THE country’s leading DNA experts have warned that Britain’s justice system will take a ‘backward step’ if the Forensic Science Service closes.

The service, which employs 160 people at its Chorley base, loses £2million a month and the Government has announced an ‘orderly wind-down’.

The Chorley facility was already scheduled for a March 2011 closure, but staff hoping to relocate to other sites were dealt a blow earlier this month.

The FSS will run out of money in January and is planned for full closure by March 2012, according to the Home Office, with the loss of 1,600 jobs.

In a letter to The Times newspaper, 33 leading forensic scientists claimed the free market would not provide more expensive forms of analysis crucial to police investigations.

The Chorley base at Washington Hall, Euxton, has helped crack high profile local and national cases.

FSS scientists in Chorley helped convict the killers of Sophie Lancaster.

Their work also proved that the mother of abducted schoolgirl Shannon Matthews had been drugging her before her alleged kidnap.

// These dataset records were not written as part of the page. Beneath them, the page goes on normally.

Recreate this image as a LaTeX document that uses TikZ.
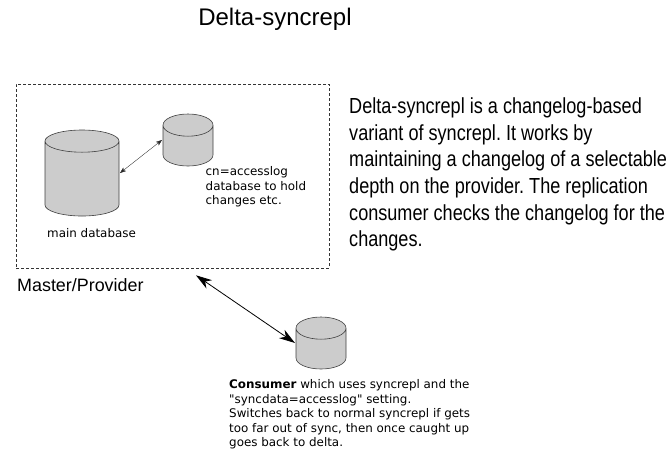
\documentclass[tikz,border=0pt]{standalone}
\usepackage{fontspec}
\setmainfont{Liberation Sans}
\newfontfamily\smallfont{DejaVu Sans}
\newfontfamily\narrowfont[FakeStretch=0.83]{Liberation Sans}
\usetikzlibrary{shapes.geometric, arrows.meta, calc}
\frenchspacing
\tikzset{
  dbcyl/.style={cylinder, shape border rotate=90, draw=black!75, fill=black!20, line width=.6pt, inner sep=3pt, outer sep=1pt, shape aspect=#1, anchor=shape center},
  smalltext/.style={font=\smallfont\fontsize{11.9}{14.6}\selectfont, align=left, inner sep=0pt},
  bigtext/.style={font=\narrowfont\fontsize{21.8}{26.6}\selectfont, align=left, inner sep=0pt},
  thinarrow/.style={{Stealth[length=6pt,width=4.5pt,inset=1.5pt]}-{Stealth[length=6pt,width=4.5pt,inset=1.5pt]}, line width=.35pt, draw=black!85},
  widearrow/.style={{Stealth[length=16pt,width=10pt,inset=5pt]}-{Stealth[length=16pt,width=10pt,inset=5pt]}, line width=.8pt}
}
\begin{document}
\begin{tikzpicture}[x=1pt, y=-1pt]
\useasboundingbox (0,0) rectangle (666,451);
\node (title) at (275,19) [inner sep=0pt, font=\fontsize{24}{26}\selectfont] {Delta-syncrepl};
\node (provider) at (172.5,176) [draw=black!80, densely dashed, line width=.6pt, minimum width=313pt, minimum height=184pt, inner sep=0pt] {};
\node (master) [inner sep=0pt, anchor=north west, font=\fontsize{17.9}{20}\selectfont] at (17,278.5) {Master/Provider};

\node (maindb) at (82,173) [dbcyl=3.7, minimum width=74pt, minimum height=86pt] {};
\node (logdb) at (188,140) [dbcyl=3.7, minimum width=50pt, minimum height=52pt] {};
\node (consumerdb) at (321,343) [dbcyl=3.7, minimum width=50pt, minimum height=52pt] {};

\draw[thinarrow] (maindb.shape center -| maindb.east) -- (logdb.shape center -| logdb.west);
\coordinate (gap) at ($(provider.south)+(23.5,7)$);
\draw[widearrow] (gap) -- (consumerdb.shape center -| consumerdb.west);

\node (maintext) at (47,233) [smalltext, anchor=west] {main database};
\node (logtext) at (205.5,187) [smalltext, anchor=west] {cn=accesslog\\database to hold\\changes etc.};
\node (consumertext) at (229,414.5) [smalltext, anchor=west] {\textbf{Consumer} which uses syncrepl and the\\"syncdata=accesslog" setting.\\Switches back to normal syncrepl if gets\\too far out of sync, then once caught up\\goes back to delta.};
\node (about) at (349,174.5) [bigtext, anchor=west] {Delta-syncrepl is a changelog-based\\variant of syncrepl. It works by\\maintaining a changelog of a selectable\\depth on the provider. The replication\\consumer checks the changelog for the\\changes.};
\end{tikzpicture}
\end{document}
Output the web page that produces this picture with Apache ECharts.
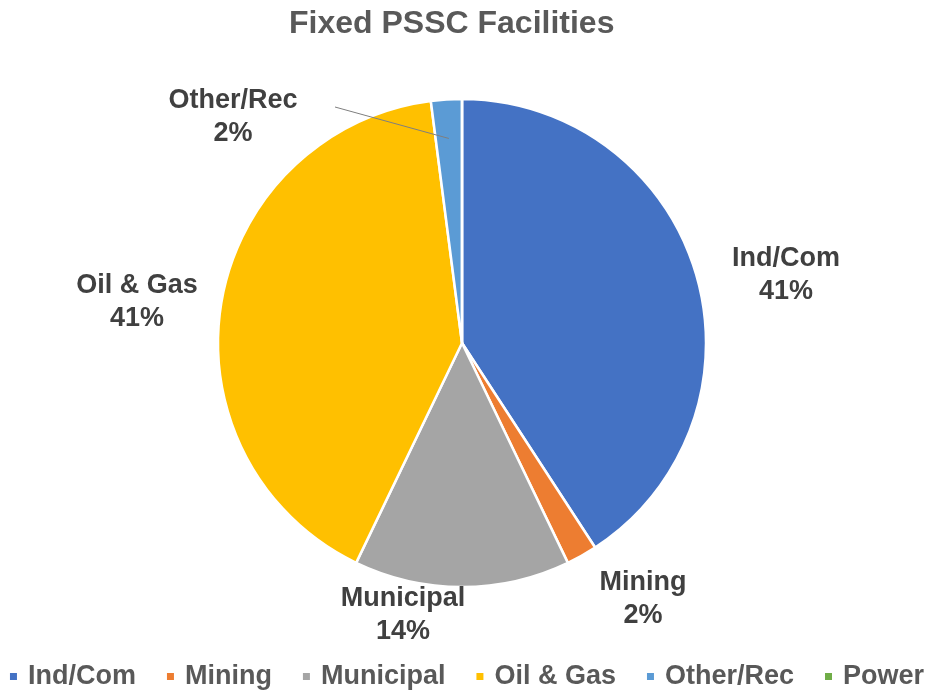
<!doctype html>
<html lang="en">

<head>
    <meta charset="UTF-8">
    <title>Fixed PSSC Facilities</title>
    <script src="https://cdn.jsdelivr.net/npm/echarts@6/dist/echarts.min.js"></script>
    <style>
        html, body { margin: 0; padding: 0; background: #fff; }
        #main { width: 932px; height: 692px; }
    </style>
</head>

<body>
    <div id="main"></div>
    <script type="text/javascript">
        // facility counts by sector
        var categories = ['Ind/Com', 'Mining', 'Municipal', 'Oil & Gas', 'Other/Rec', 'Power'];
        var counts = [20, 1, 7, 20, 1, 0];
        var colors = ['#4472C4', '#ED7D31', '#A5A5A5', '#FFC000', '#5B9BD5', '#70AD47'];

        // pie geometry and label spots (offset from the pie centre, px)
        var cx = 462, cy = 343, radius = 244;
        var labelOffset = [[324, -68], [181, 256], [-59, 272], [-325, -41], [-229, -226], null];
        var leaderFor = 'Other/Rec';

        var font = 'Arial, "Liberation Sans", sans-serif';

        var total = counts.reduce(function (a, b) { return a + b; }, 0);

        // mid angle of a slice, degrees clockwise from 12 o'clock
        function midAngle(i) {
            var before = 0;
            for (var k = 0; k < i; k++) before += counts[k];
            return (before + counts[i] / 2) / total * 360;
        }

        var labelStyle = {
            show: true,
            position: 'outside',
            formatter: '{b}\n{d}%',
            fontFamily: font,
            fontSize: 27,
            fontWeight: 'bold',
            color: '#404040',
            lineHeight: 33
        };

        function placeLabel(params) {
            var i = params.dataIndex;
            var off = labelOffset[i];
            if (!off) return {};
            var lx = cx + off[0], ly = cy + off[1];
            var res = { x: lx, y: ly, align: 'center', verticalAlign: 'middle' };
            if (categories[i] === leaderFor) {
                // leader runs from beside the label into the slice
                var a = midAngle(i) * Math.PI / 180;
                var r = radius * 0.84;
                res.labelLinePoints = [
                    [lx + 102, ly - 10],
                    [cx + r * Math.sin(a), cy - r * Math.cos(a)]
                ];
            }
            return res;
        }

        // visible slices; the leader label is drawn by the overlay series
        var pieData = categories.map(function (name, i) {
            var item = { name: name, value: counts[i], itemStyle: { color: colors[i] } };
            if (counts[i] === 0 || name === leaderFor) item.label = { show: false };
            return item;
        });

        // transparent copy on top so its leader line sits above the slices
        var overlayData = categories.map(function (name, i) {
            var item = { name: name, value: counts[i], label: { show: false } };
            if (name === leaderFor) {
                item.label = { show: true };
                item.labelLine = { show: true };
            }
            return item;
        });

        var myChart = echarts.init(document.getElementById('main'));

        var option = {
            animation: false,
            title: {
                text: 'Fixed PSSC Facilities',
                left: 284,
                top: 3,
                textStyle: { fontFamily: font, fontSize: 32, fontWeight: 'bold', color: '#595959' }
            },
            legend: {
                data: categories,
                bottom: 2,
                left: 'center',
                padding: 0,
                icon: 'rect',
                itemWidth: 9,
                itemHeight: 9,
                itemGap: 29,
                textStyle: { fontFamily: font, fontSize: 27, fontWeight: 'bold', color: '#595959', padding: [0, 0, 0, 5] }
            },
            series: [{
                name: 'Facilities',
                type: 'pie',
                center: [cx, cy],
                radius: radius,
                startAngle: 90,
                clockwise: true,
                percentPrecision: 0,
                stillShowZeroSum: false,
                itemStyle: { borderColor: '#fff', borderWidth: 2.5 },
                label: labelStyle,
                labelLine: { show: false },
                labelLayout: placeLabel,
                emphasis: { disabled: true },
                data: pieData
            }, {
                name: 'Leader',
                type: 'pie',
                z: 5,
                silent: true,
                center: [cx, cy],
                radius: radius,
                startAngle: 90,
                clockwise: true,
                percentPrecision: 0,
                stillShowZeroSum: false,
                itemStyle: { color: 'rgba(0,0,0,0)', borderWidth: 0 },
                label: labelStyle,
                labelLine: {
                    show: false,
                    lineStyle: { color: '#7f7f7f', width: 1, opacity: 1 }
                },
                labelLayout: placeLabel,
                emphasis: { disabled: true },
                data: overlayData
            }]
        };

        myChart.setOption(option);
    </script>
</body>

</html>
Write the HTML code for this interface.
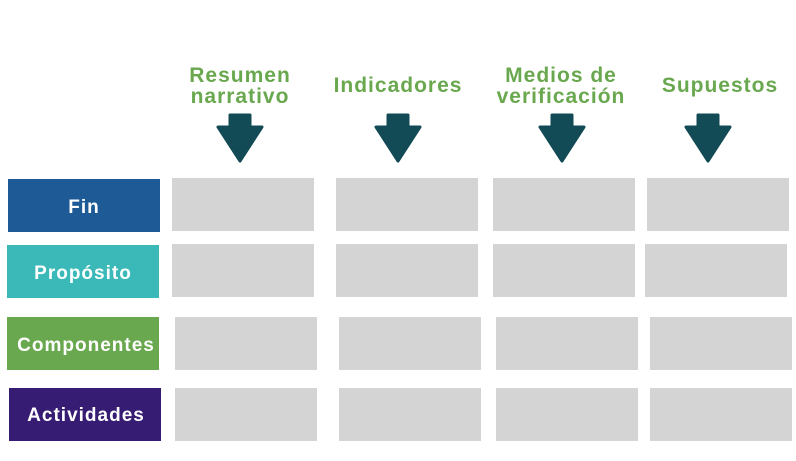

The letter, coordinated by Professor Niels Morling, president of the International Society for Forensic Genetics, called for the Government to reverse its decision and said the proposed breakup has been met with ‘disbelief and dismay’ around the world.

It was signed by Professor Sir Alec Jeffreys, who pioneered DNA fingerprinting, a technique credited with revolutionising criminal investigation in the 1980s.